-- start Data block --
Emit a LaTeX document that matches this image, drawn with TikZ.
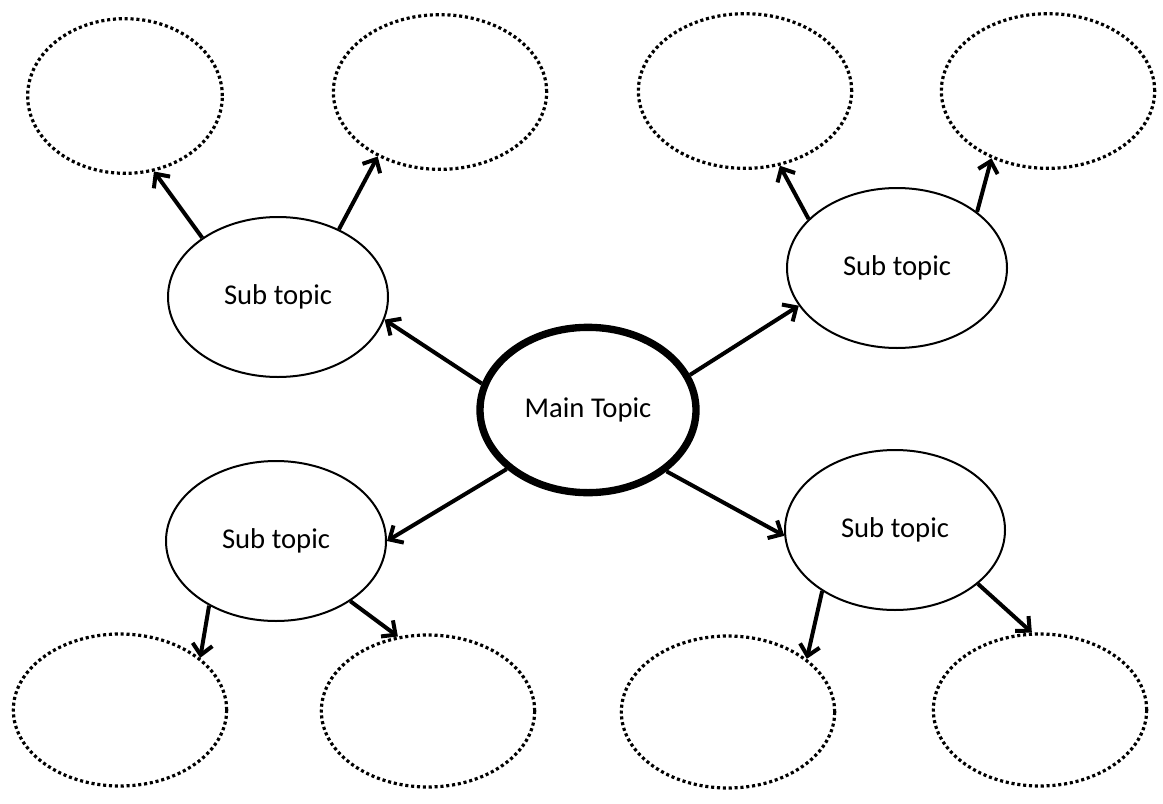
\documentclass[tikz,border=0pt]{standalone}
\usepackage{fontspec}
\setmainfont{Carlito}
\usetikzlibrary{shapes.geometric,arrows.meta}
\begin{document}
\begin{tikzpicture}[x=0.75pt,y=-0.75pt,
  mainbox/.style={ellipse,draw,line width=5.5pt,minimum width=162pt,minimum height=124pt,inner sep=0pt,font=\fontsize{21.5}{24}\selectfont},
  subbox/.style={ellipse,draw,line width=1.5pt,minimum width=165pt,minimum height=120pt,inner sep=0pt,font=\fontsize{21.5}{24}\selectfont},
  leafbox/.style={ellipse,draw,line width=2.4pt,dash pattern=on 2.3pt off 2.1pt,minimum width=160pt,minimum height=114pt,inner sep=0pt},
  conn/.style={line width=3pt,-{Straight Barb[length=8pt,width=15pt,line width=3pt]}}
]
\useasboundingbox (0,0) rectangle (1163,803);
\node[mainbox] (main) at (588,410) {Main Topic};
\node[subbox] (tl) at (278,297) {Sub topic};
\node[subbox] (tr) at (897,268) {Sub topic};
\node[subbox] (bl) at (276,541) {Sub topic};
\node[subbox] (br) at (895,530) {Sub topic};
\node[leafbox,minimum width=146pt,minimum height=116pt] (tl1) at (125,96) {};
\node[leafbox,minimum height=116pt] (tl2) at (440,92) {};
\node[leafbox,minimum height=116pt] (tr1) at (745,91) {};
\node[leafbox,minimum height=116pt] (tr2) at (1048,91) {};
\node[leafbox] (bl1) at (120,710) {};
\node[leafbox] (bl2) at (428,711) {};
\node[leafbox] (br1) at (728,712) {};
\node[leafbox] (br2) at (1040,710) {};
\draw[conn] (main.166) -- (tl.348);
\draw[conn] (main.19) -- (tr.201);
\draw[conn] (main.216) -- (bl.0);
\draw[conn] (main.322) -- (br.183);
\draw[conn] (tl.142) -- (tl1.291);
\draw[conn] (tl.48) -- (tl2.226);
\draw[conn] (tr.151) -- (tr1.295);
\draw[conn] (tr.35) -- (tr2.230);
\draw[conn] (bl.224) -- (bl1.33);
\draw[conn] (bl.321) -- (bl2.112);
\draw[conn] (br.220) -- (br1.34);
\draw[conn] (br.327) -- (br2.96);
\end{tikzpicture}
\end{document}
-- end Data block --
Set exercise: Output the material word for word, omitting its pictures.

Solution below:
Emit a LaTeX document that matches this image, drawn with TikZ.
\documentclass[tikz,border=0pt]{standalone}
\usepackage{fontspec}
\setmainfont{Carlito}
\usetikzlibrary{shapes.geometric,arrows.meta}
\begin{document}
\begin{tikzpicture}[x=0.75pt,y=-0.75pt,
  mainbox/.style={ellipse,draw,line width=5.5pt,minimum width=162pt,minimum height=124pt,inner sep=0pt,font=\fontsize{21.5}{24}\selectfont},
  subbox/.style={ellipse,draw,line width=1.5pt,minimum width=165pt,minimum height=120pt,inner sep=0pt,font=\fontsize{21.5}{24}\selectfont},
  leafbox/.style={ellipse,draw,line width=2.4pt,dash pattern=on 2.3pt off 2.1pt,minimum width=160pt,minimum height=114pt,inner sep=0pt},
  conn/.style={line width=3pt,-{Straight Barb[length=8pt,width=15pt,line width=3pt]}}
]
\useasboundingbox (0,0) rectangle (1163,803);
\node[mainbox] (main) at (588,410) {Main Topic};
\node[subbox] (tl) at (278,297) {Sub topic};
\node[subbox] (tr) at (897,268) {Sub topic};
\node[subbox] (bl) at (276,541) {Sub topic};
\node[subbox] (br) at (895,530) {Sub topic};
\node[leafbox,minimum width=146pt,minimum height=116pt] (tl1) at (125,96) {};
\node[leafbox,minimum height=116pt] (tl2) at (440,92) {};
\node[leafbox,minimum height=116pt] (tr1) at (745,91) {};
\node[leafbox,minimum height=116pt] (tr2) at (1048,91) {};
\node[leafbox] (bl1) at (120,710) {};
\node[leafbox] (bl2) at (428,711) {};
\node[leafbox] (br1) at (728,712) {};
\node[leafbox] (br2) at (1040,710) {};
\draw[conn] (main.166) -- (tl.348);
\draw[conn] (main.19) -- (tr.201);
\draw[conn] (main.216) -- (bl.0);
\draw[conn] (main.322) -- (br.183);
\draw[conn] (tl.142) -- (tl1.291);
\draw[conn] (tl.48) -- (tl2.226);
\draw[conn] (tr.151) -- (tr1.295);
\draw[conn] (tr.35) -- (tr2.230);
\draw[conn] (bl.224) -- (bl1.33);
\draw[conn] (bl.321) -- (bl2.112);
\draw[conn] (br.220) -- (br1.34);
\draw[conn] (br.327) -- (br2.96);
\end{tikzpicture}
\end{document}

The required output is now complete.